Treat returning customers differently depending on your previous experience with them, just as you would do in a retail store.

6) Control The Crowd

Black Friday is infamous for the hot-headed rush of speedy shoppers.

To keep things running as smooth as they can, many stores will hire extra security to control the crowd. Without the ability to control large crowds, and good systems in place, stores can expect chaos and many valuable customers will buy from a competitor instead.

Likewise, it’s important for ecommerce websites to prepare themselves for the rush.

  • Make it easier for potential customers to get to where they want to go, with helpful ad extensions that direct users to specific categories of your site.
  • Optimize your order processes, ensuring there are no bugs. Make sure the journey from cart to purchase is as simple as possible.
  • For newer businesses especially, it is crucial to test your server load capacity prior to the weekend, to make sure you can handle the traffic.  

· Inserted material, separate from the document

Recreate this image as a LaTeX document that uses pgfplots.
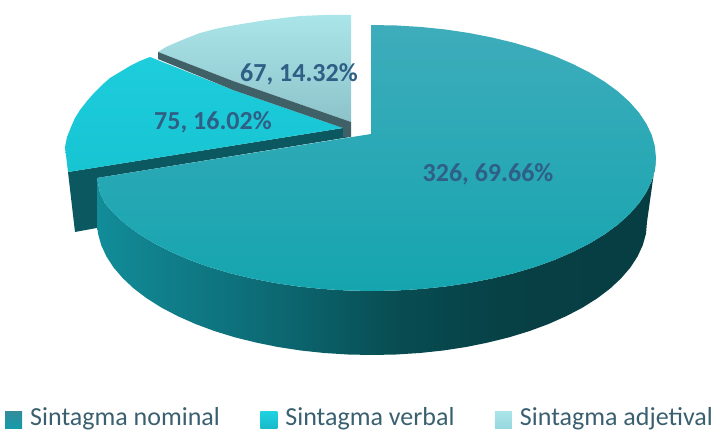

The above suggestions are second-nature to bricks and mortar stores, but many online advertisers do not take full advantage of the holiday season. Simply updating your ad copy is not enough. Whilst the tips I’ve mentioned barely begin to scratch the surface of physical store strategies, they demonstrate that there are still many things we can take on board from our elders.

On the other hand, PPC advertisers have unique advantages that physical stores will struggle to obtain, such as massive quantities of data and the ability to retarget at the customer level. A combination of new and old techniques will ensure you make the most of the holiday weekend this season.